Il film sul pontefice depresso divide i fedeli. Da un parte chi lo ritiene irriverente: non si scherza col Vaticano. Dall’altra chi minimizza: è garbato e divertente. Interviene anche la Cei: "Un’opera complessa e superficiale ma non offensiva".
Ciak si gira lo psicodramma per una commedia. Personaggi e interpreti: critici cinematografici, vaticanisti, intellettuali cattolici, intellettuali atei e atei devoti, Papa-boys, monaci benedettini studiosi di Freud, il quotidiano della Cei, la Commissione di valutazione film dei vescovi. Habemus Papam è «offensivo». No, è «complesso ma superficiale». «Non offende i cattolici». Invece va querelato.
Il film di Moretti è uscito nelle sale da cinque giorni e già siamo in overdose da dibattito - pensa un po’ che beffa -
in paranoia da filologia morettiana. Chissà come si arriverà al 22 maggio, giorno di chiusura del Festival di Cannes dove la pellicola è stata invitata in concorso. Comunque, una cosa è certa: il più divertito è lui, Giovanni Nanni Moretti da Brunico, malmostoso regista or giunto al suo undicesimo lungometraggio. Chi gli è vicino lo descrive distaccato, silente eppure di buonumore. Figurarsi se il polverone alzato soprattutto in ambienti cattolici non era stato previsto per un’opera che, in un registro grottesco e visionario, immagina il rifiuto del soglio pontificio di un cardinale, qui chiamato Melville con geniale citazione dell’autore di Bartleby lo scrivano, aduso a rispondere «preferirei di no» ai comandi del suo superiore. E figurarsi se tante accuse e tante critiche non finiranno per fare da cassa di risonanza al film che godrà di un’enorme pubblicità gratuita.

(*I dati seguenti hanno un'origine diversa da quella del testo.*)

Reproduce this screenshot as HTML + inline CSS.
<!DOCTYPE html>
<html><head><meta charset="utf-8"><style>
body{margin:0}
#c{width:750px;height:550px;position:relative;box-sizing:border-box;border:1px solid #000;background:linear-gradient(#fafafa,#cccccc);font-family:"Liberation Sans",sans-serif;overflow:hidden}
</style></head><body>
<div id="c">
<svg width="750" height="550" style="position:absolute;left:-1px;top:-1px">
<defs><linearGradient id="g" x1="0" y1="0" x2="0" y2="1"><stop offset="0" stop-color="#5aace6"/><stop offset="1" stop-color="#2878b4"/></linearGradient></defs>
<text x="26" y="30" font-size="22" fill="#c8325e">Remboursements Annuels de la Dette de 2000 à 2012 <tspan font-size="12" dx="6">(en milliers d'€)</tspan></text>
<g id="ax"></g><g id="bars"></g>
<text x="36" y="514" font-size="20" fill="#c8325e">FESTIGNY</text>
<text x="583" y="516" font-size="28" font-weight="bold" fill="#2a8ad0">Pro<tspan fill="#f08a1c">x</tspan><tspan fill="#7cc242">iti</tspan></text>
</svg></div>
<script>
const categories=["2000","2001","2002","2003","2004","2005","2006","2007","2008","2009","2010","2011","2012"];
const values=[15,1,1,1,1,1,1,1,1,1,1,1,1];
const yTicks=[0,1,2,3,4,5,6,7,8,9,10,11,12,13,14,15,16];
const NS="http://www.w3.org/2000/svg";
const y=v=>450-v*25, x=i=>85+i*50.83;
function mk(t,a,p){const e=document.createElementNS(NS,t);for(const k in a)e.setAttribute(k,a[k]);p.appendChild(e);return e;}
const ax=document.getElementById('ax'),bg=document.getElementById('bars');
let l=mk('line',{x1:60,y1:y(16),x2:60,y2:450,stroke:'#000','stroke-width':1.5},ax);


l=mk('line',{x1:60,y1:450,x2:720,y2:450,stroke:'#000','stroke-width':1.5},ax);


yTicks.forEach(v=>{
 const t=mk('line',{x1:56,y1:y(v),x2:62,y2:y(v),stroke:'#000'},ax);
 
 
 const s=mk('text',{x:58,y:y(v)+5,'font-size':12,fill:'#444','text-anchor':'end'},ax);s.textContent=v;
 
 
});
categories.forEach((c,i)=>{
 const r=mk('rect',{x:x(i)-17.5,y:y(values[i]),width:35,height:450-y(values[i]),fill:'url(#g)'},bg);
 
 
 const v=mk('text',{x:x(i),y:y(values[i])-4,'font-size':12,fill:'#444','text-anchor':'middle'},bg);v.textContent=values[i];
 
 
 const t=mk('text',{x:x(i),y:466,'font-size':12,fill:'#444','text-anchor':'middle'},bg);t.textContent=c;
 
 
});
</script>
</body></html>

«Sul mio lavoro c’è libertà di opinione, chiunque può dire qualsiasi cosa, ma io non commento», aveva concesso, magnanimo, il regista ospite di Che tempo che fa. E, dunque, ora si starà fregando le mani. Dalla querela del sito Pontifex per offesa al «decoro del Papa» alla scomunica dei Papa-boys che ritengono «un’offesa al cristianesimo» far uscire il cine-uovo «in prossimità della Pasqua» (e non risparmiano una lezioncina nemmeno al Vaticano per le immagini dei funerali di Wojtyla concesse «a questa stupida pellicola»), passando per il realismo di Vittorio Messori («la guerra santa è una mossa sbagliata»), il ventaglio delle reazioni è completo. E coinvolge anche gli intellettuali: dalla stroncatura preventiva di Camillo Langone, che su Libero elenca tre buoni motivi per evitare la visione, fino a Giuliano Ferrara che ha concluso il suo intervento con un «Non l’ho visto e già mi piace». In mezzo si colloca Mario Tarquinio, il direttore di Avvenire che, rispondendo ai lettori, confessa che vorrebbe ancora andare a vedere il film, «ma se continua così mi faranno passare la voglia». Ieri, infine, è intervenuta anche la Cei: «Sulla crisi di identità che attanaglia il neo eletto pontefice, il regista getta uno sguardo di comprensione ampia e generosa». Ma, si legge nella nota della Commissione valutazione film, dal punto di vista pastorale si tratta di un’opera «complessa e segnata da superficialità».
Sembra contraddittorio il giudizio della Cei, ma in realtà non lo è. Habemus Papam è certamente un film che si presta a infinite letture, come confermano le molte disparate reazioni. Un film tanto più complesso in quanto si avventura su un terreno irto di difficoltà, sommamente per un artista privo della dimensione religiosa. Secondo le parole del regista, Habemus Papam è un’opera «sulla difficoltà di essere all’altezza delle aspettative degli altri». È «un elogio dell’inadeguatezza». Se è un’opera estranea alla fede lo è perché, più che immedesimarsi nella fragilità di un uomo al vertice della Chiesa, in realtà Moretti ha come sfondo psicologico la propria esperienza personale di rinuncia alla leadership della sinistra anti-berlusconiana alla quale lo aveva sospinto la stagione dei girotondi.
Al termine di una tormentata fuga per le vie di Roma e nei sogni mancati della propria gioventù, il cardinal Melville riesce a spiegare al popolo di Piazza San Pietro le ragioni del proprio rifiuto («sono fatto per essere condotto, non per condurre»). Moretti, invece, ha confermato anche stavolta, come già in Palombella rossa, Caro diario, La stanza del figlio, Il Caimano, di praticare un cinema che tratta temi forti come la crisi della sinistra, il tumore, la morte di un figlio, il potere. Qui tratteggia una Chiesa debole. Ma se nel farlo dimostra di non avere il dono della fede, i cattolici dovrebbero dispiacersene per lui. Invece di imputarglielo come una colpa.